**Exercise brief**
Which lines hold the word "document"? Copy each one.

**Material**
++++++

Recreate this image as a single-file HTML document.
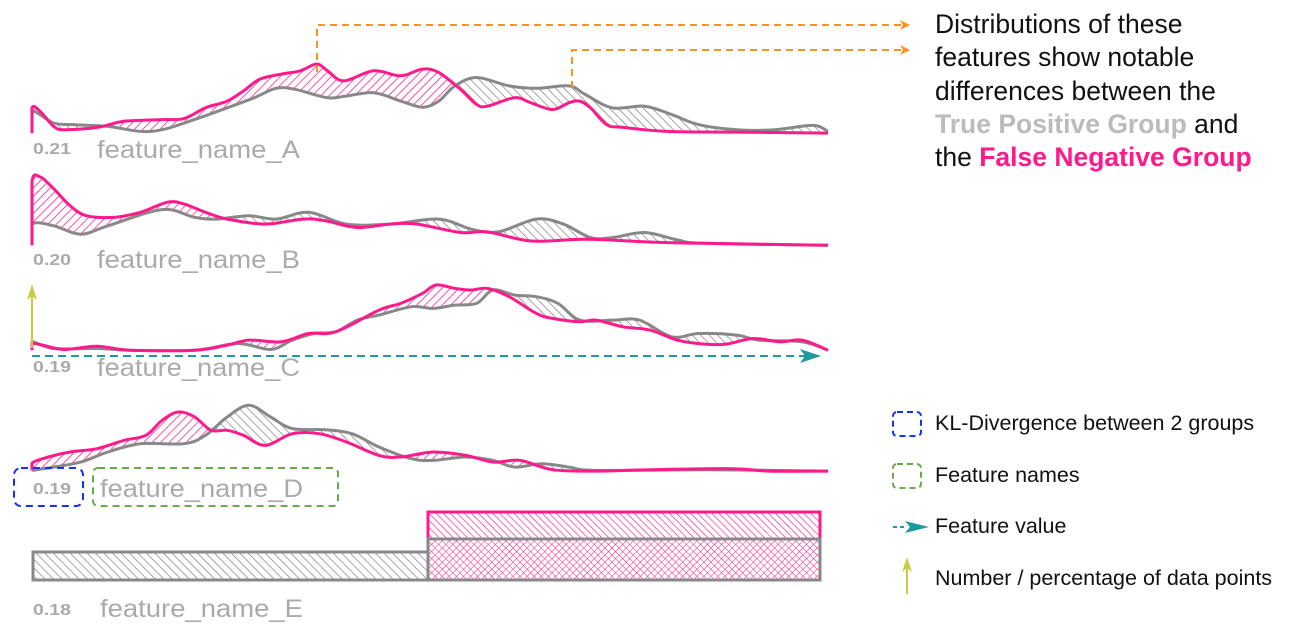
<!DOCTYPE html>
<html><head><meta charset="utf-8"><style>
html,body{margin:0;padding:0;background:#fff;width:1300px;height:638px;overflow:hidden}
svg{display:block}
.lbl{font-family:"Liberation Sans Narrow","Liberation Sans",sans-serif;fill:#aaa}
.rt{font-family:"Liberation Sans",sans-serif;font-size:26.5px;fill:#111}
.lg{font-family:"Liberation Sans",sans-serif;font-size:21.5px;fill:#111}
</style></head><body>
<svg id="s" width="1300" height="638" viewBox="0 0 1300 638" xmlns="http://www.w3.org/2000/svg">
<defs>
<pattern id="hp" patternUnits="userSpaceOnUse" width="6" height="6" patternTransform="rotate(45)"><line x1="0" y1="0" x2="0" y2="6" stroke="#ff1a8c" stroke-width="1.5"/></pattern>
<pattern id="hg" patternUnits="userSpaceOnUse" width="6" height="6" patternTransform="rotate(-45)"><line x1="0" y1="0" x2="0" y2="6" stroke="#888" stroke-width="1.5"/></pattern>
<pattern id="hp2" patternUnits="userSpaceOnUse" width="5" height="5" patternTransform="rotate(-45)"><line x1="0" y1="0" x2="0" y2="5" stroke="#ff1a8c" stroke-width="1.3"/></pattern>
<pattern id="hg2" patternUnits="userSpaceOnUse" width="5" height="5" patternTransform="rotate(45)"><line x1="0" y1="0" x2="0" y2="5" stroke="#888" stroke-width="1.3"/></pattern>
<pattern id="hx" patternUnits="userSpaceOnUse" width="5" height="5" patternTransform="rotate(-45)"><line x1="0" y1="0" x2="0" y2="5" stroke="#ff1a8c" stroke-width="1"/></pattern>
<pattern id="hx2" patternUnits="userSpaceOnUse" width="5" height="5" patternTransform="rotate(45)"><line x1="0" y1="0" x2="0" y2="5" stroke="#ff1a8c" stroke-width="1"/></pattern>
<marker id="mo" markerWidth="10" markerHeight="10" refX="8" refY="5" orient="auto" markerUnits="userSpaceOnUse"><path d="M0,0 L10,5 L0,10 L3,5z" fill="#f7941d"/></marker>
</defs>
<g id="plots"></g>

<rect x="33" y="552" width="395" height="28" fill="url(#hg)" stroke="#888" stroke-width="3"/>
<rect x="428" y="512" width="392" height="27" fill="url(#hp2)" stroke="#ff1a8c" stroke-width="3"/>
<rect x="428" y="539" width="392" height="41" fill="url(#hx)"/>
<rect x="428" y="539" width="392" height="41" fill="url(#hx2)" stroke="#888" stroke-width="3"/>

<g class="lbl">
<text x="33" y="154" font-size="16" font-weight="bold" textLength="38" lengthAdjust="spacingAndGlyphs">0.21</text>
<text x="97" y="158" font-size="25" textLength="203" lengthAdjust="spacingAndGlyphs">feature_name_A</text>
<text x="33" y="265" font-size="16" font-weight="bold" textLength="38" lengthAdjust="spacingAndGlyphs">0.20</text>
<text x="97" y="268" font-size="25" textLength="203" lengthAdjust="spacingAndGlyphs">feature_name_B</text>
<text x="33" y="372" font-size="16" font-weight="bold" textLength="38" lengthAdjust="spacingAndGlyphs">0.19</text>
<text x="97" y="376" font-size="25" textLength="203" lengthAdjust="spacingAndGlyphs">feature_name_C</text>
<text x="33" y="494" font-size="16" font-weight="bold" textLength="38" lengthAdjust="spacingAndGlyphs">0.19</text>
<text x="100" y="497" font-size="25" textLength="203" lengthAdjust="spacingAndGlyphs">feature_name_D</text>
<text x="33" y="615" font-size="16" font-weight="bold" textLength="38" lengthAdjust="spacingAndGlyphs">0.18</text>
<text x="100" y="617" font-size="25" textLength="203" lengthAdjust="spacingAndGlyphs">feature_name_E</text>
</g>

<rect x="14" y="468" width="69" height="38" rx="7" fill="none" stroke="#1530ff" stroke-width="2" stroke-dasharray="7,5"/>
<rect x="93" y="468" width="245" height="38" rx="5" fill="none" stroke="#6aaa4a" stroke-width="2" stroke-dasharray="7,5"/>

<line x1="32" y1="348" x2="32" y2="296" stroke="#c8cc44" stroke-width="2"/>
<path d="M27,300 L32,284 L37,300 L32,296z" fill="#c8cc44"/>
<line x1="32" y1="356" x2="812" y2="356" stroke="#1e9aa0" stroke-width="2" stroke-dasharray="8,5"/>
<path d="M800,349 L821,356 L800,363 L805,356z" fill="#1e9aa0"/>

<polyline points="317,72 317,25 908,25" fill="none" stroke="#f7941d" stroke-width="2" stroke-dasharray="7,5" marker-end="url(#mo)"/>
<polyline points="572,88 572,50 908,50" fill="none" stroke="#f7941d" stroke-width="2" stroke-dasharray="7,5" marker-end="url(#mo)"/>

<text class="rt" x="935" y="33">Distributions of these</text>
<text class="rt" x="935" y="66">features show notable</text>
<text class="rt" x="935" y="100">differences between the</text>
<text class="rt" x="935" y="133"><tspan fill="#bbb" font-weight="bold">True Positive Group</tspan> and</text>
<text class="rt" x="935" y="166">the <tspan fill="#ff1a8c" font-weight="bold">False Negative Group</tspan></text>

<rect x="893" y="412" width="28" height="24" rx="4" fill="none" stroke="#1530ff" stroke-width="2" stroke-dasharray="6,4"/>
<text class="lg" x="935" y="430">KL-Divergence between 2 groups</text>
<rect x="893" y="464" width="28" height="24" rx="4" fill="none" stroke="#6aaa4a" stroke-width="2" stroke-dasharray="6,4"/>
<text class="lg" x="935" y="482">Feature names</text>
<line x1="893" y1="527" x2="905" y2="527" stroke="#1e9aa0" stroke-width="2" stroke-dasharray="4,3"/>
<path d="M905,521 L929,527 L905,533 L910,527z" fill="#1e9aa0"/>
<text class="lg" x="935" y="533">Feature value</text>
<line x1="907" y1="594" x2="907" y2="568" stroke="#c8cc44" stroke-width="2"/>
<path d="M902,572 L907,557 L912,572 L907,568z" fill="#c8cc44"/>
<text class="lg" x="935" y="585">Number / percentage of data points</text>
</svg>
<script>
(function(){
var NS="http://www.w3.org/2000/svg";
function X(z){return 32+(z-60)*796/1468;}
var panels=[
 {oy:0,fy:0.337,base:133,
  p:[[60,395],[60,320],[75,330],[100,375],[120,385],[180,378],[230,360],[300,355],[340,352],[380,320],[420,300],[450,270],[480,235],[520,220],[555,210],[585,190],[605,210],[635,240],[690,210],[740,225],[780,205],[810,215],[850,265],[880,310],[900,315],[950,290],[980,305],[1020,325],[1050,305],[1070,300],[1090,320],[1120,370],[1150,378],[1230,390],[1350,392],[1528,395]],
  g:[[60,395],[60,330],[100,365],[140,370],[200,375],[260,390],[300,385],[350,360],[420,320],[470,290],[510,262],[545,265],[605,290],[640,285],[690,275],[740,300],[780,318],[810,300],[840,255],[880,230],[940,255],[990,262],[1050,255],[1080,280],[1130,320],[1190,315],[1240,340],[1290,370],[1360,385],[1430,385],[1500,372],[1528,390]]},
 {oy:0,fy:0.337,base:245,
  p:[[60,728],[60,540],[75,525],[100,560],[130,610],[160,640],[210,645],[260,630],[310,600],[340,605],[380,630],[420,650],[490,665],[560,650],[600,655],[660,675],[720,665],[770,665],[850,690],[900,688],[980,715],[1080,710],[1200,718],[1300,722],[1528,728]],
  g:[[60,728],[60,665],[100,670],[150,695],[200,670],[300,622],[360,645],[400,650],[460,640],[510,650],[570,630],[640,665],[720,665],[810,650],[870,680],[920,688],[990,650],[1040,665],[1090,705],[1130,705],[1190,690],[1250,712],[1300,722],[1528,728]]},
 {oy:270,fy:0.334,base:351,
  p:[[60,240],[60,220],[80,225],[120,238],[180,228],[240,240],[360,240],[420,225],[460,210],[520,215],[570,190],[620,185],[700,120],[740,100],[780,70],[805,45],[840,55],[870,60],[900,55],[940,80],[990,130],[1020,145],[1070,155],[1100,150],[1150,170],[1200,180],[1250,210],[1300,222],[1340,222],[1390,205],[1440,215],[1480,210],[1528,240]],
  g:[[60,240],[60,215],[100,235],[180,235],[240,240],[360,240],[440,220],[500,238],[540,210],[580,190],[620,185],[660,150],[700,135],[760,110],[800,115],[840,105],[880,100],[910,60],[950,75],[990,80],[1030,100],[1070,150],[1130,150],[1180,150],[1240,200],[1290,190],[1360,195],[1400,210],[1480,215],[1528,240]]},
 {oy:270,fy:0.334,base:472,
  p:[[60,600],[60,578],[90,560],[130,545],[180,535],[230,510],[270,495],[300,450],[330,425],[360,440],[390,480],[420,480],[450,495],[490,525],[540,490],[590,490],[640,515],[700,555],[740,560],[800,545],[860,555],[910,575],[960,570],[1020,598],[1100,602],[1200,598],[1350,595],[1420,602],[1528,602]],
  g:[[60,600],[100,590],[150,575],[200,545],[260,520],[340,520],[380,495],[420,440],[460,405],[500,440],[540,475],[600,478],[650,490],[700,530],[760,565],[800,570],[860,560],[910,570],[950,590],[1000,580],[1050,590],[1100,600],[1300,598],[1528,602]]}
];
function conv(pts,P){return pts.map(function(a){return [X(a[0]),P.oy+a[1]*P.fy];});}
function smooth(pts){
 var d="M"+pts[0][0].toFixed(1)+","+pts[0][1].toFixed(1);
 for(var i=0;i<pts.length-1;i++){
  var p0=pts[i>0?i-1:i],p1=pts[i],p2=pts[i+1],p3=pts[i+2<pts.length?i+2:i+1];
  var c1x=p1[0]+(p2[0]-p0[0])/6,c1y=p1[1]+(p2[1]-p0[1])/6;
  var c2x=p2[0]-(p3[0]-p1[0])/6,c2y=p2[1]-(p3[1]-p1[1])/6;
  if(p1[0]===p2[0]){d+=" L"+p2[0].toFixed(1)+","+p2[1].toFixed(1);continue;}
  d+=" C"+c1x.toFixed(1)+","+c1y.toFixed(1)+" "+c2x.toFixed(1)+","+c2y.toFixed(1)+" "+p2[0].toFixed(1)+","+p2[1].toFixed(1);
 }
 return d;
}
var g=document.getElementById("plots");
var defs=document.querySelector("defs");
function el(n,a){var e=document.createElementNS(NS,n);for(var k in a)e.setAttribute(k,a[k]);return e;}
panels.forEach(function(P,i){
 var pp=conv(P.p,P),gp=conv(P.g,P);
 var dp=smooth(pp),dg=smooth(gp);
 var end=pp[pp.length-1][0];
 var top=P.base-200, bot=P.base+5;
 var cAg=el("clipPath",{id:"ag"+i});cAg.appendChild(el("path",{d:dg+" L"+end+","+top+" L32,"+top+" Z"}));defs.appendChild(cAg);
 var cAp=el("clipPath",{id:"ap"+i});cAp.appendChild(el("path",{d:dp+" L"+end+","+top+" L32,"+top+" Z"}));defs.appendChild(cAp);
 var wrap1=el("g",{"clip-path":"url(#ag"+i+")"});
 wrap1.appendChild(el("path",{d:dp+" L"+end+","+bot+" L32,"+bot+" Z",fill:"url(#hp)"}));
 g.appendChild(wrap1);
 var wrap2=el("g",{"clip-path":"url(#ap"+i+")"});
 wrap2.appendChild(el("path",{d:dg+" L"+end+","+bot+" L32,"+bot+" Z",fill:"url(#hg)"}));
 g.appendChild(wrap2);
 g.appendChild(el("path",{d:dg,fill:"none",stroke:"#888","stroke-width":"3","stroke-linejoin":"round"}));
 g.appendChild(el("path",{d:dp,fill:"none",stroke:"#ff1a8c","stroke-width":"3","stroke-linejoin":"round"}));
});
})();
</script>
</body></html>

++++++

**Answer to the task**
Recreate this image as a single-file HTML document.
var g=document.getElementById("plots");
var defs=document.querySelector("defs");
function el(n,a){var e=document.createElementNS(NS,n);for(var k in a)e.setAttribute(k,a[k]);return e;}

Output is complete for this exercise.